I managed to smooth things over with Carlos. Leslie helped with his general disapproval of violence in art, or in the art guild anyway, and Carlos and I maintained something of a shaky peace between us – though I kept my eye on that fucker from that day forward.
* * *
A lot of what I had to do to survive in that savage environment was ugly in my eyes. It is ugly to me as I tell it now. But I can't escape the knowledge, the very troubling knowledge, that this and much worse than this is a daily reality for a lot of people around the world, mostly innocent people, mostly victims of circumstance or evil regimes, mostly no different from you. And certainly no different from me. Not to say that some aren't guilty because that is also certainly true. That is true both in the realm of the caught and that of the uncaught.

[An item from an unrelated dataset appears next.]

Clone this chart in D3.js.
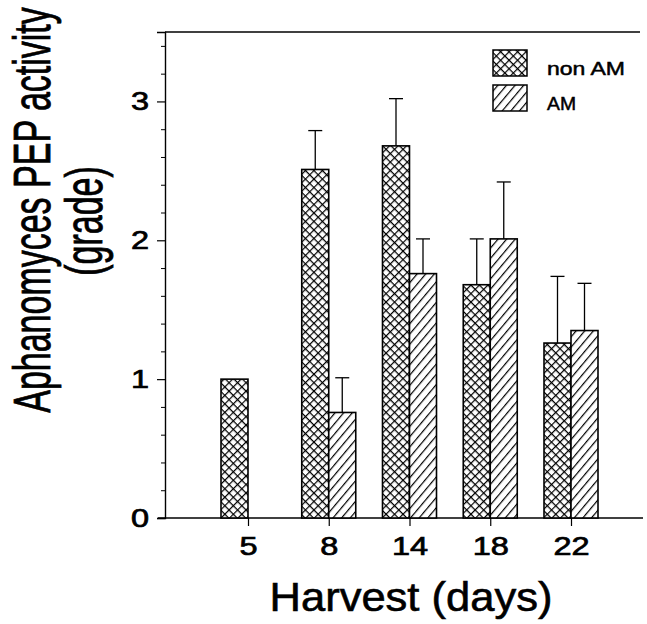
<!DOCTYPE html>
<html>
<head>
<meta charset="utf-8">
<script src="https://cdn.jsdelivr.net/npm/d3@7"></script>
<style>
  body { margin: 0; background: #fff; }
  text { font-family: "Liberation Sans", Arial, sans-serif; fill: #000; }
</style>
</head>
<body>
<svg id="chart" width="647" height="624"></svg>
<script>
// harvest days on the x axis
var days = ["5", "8", "14", "18", "22"];
// mean grade and top of error bar, non AM
var nonAM = [1.0, 2.51, 2.68, 1.68, 1.26];
var nonAMErr = [1.0, 2.79, 3.02, 2.01, 1.74];
// AM (no bar at day 5)
var am = [null, 0.76, 1.76, 2.01, 1.35];
var amErr = [null, 1.01, 2.01, 2.42, 1.69];
var yTicks = [0, 1, 2, 3];

var svg = d3.select("#chart");

var x = d3.scalePoint().domain(days).range([248, 571]);
var y = d3.scaleLinear().domain([0, 3.5]).range([518, 32]);
var barW = 27;

// hatch patterns
var defs = svg.append("defs");
var cross = defs.append("pattern")
  .attr("id", "cross").attr("patternUnits", "userSpaceOnUse")
  .attr("width", 6).attr("height", 6)
  .attr("patternTransform", "rotate(45)");
cross.append("rect").attr("width", 6).attr("height", 6).attr("fill", "#fff");
cross.append("path").attr("d", "M0,0V6M0,0H6")
  .attr("stroke", "#000").attr("stroke-width", 2.4);

var diag = defs.append("pattern")
  .attr("id", "diag").attr("patternUnits", "userSpaceOnUse")
  .attr("width", 6.6).attr("height", 6.6)
  .attr("patternTransform", "rotate(40)");
diag.append("rect").attr("width", 6.6).attr("height", 6.6).attr("fill", "#fff");
diag.append("path").attr("d", "M0,0V6.6")
  .attr("stroke", "#000").attr("stroke-width", 2.4);

// stretch text horizontally around its anchor
function widen(sel, sx){
  sel.each(function(){
    var t = d3.select(this);
    var tx = +t.attr("x") || 0;
    t.attr("x", 0).attr("transform", "translate(" + tx + ",0) scale(" + sx + ",1)");
  });
}

// y axis, major and minor ticks
var yAxis = svg.append("g").attr("transform", "translate(165,0)")
  .call(d3.axisLeft(y).tickValues(yTicks).tickSize(8).tickPadding(8).tickFormat(d3.format("d")));
yAxis.select(".domain").attr("stroke-width", 1.4);
yAxis.selectAll(".tick line").attr("stroke-width", 1.2);
yAxis.selectAll("text").attr("font-size", 25)
  .attr("font-family", "Liberation Sans, Arial, sans-serif")
  .attr("stroke", "#000").attr("stroke-width", 0.7);
widen(yAxis.selectAll("text"), 1.3);

var minor = d3.range(1, 18).map(function(i){ return i * 0.2; })
  .filter(function(v){ return Math.abs(v - Math.round(v)) > 0.01; });
svg.append("g").attr("transform", "translate(165,0)")
  .call(d3.axisLeft(y).tickValues(minor).tickSize(4).tickFormat(""))
  .call(function(g){ g.select(".domain").remove(); });

// x axis ticks
var xAxis = svg.append("g").attr("transform", "translate(0," + y(0) + ")")
  .call(d3.axisBottom(x).tickSize(8).tickPadding(11));
xAxis.select(".domain").remove();
xAxis.selectAll(".tick line").attr("stroke-width", 1.2);
xAxis.selectAll("text").attr("font-size", 25)
  .attr("font-family", "Liberation Sans, Arial, sans-serif")
  .attr("stroke", "#000").attr("stroke-width", 0.7);
widen(xAxis.selectAll("text"), 1.3);

// baseline and top frame line
svg.append("line").attr("x1", 158).attr("x2", 643)
  .attr("y1", y(0)).attr("y2", y(0)).attr("stroke", "#000").attr("stroke-width", 1.4);
svg.append("line").attr("x1", 165).attr("x2", 640)
  .attr("y1", y(3.5)).attr("y2", y(3.5)).attr("stroke", "#000").attr("stroke-width", 1.4);

// bars
var rows = days.map(function(d, i){
  return {day: d, non: nonAM[i], nonE: nonAMErr[i], am: am[i], amE: amErr[i]};
});

function drawSeries(key, errKey, offset, fill){
  var data = rows.filter(function(r){ return r[key] != null; });
  var g = svg.append("g");
  g.selectAll("line.err").data(data).enter().append("line")
    .attr("x1", function(r){ return x(r.day) + offset + barW / 2; })
    .attr("x2", function(r){ return x(r.day) + offset + barW / 2; })
    .attr("y1", function(r){ return y(r[key]); })
    .attr("y2", function(r){ return y(r[errKey]); })
    .attr("stroke", "#000").attr("stroke-width", 1.3);
  g.selectAll("line.cap").data(data.filter(function(r){ return r[errKey] > r[key]; }))
    .enter().append("line")
    .attr("x1", function(r){ return x(r.day) + offset + barW / 2 - 7; })
    .attr("x2", function(r){ return x(r.day) + offset + barW / 2 + 7; })
    .attr("y1", function(r){ return y(r[errKey]); })
    .attr("y2", function(r){ return y(r[errKey]); })
    .attr("stroke", "#000").attr("stroke-width", 1.3);
  g.selectAll("rect").data(data).enter().append("rect")
    .attr("x", function(r){ return x(r.day) + offset; })
    .attr("y", function(r){ return y(r[key]); })
    .attr("width", barW)
    .attr("height", function(r){ return y(0) - y(r[key]); })
    .attr("fill", fill).attr("stroke", "#000").attr("stroke-width", 1.6);
}
drawSeries("non", "nonE", -barW, "url(#cross)");
drawSeries("am", "amE", 0, "url(#diag)");

// legend
var legend = [{label: "non AM", fill: "url(#cross)", y: 50, w: 78},
              {label: "AM", fill: "url(#diag)", y: 85, w: 29}];
var lg = svg.append("g");
lg.selectAll("rect").data(legend).enter().append("rect")
  .attr("x", 493).attr("y", function(d){ return d.y; })
  .attr("width", 34).attr("height", 26)
  .attr("fill", function(d){ return d.fill; })
  .attr("stroke", "#000").attr("stroke-width", 1.5);
lg.selectAll("text").data(legend).enter().append("text")
  .attr("x", 547).attr("y", function(d){ return d.y + 25; })
  .attr("font-size", 19)
  .attr("stroke", "#000").attr("stroke-width", 0.5)
  .attr("textLength", function(d){ return d.w; })
  .attr("lengthAdjust", "spacingAndGlyphs")
  .text(function(d){ return d.label; });

// axis titles
svg.append("text").attr("x", 411).attr("y", 611)
  .attr("text-anchor", "middle").attr("font-size", 40)
  .attr("stroke", "#000").attr("stroke-width", 0.6)
  .attr("textLength", 283).attr("lengthAdjust", "spacingAndGlyphs")
  .text("Harvest (days)");

// y title: tall letters, drawn at 34px and stretched across
svg.append("text").attr("transform", "translate(50,210) rotate(-90) scale(1,1.5)")
  .attr("text-anchor", "middle").attr("font-size", 34)
  .attr("stroke", "#000").attr("stroke-width", 0.55)
  .text("Aphanomyces PEP activity");
svg.append("text").attr("transform", "translate(102,221) rotate(-90) scale(1,1.5)")
  .attr("text-anchor", "middle").attr("font-size", 34)
  .attr("stroke", "#000").attr("stroke-width", 0.55)
  .text("(grade)");
</script>
</body>
</html>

In a kinder society, perhaps one based on sharing and mutual concern, it would be different. We don't have to do this to ourselves. It's only been done this way out of the selfishness of the few. We should take better care of each other.
But I did what I had to do. I was a tender-hearted hippie acting hard. It's the same for everyone in prison. You won't make it if you aren't hard – or can't at least fake it...and that's a large population of people who can't hope to make it there. And yet we continue to feed them into the meat grinder. We ought not to do this to people. We debase ourselves when we do, and set ourselves up for further failure.
I hope when I tell these stories of what it was like for me as a convict in the state of Alabama circa 1971-'78, that it doesn't come off as some kind of twisted braggadocio, for it is the opposite. It is a confession. But also an indictment of a people who would subject their fellow human beings to such brutal conditions for any reason. Society would be unimaginably improved if we would just stop it. Stop letting the few drive and do what's best for everyone. Do what's best for all of us.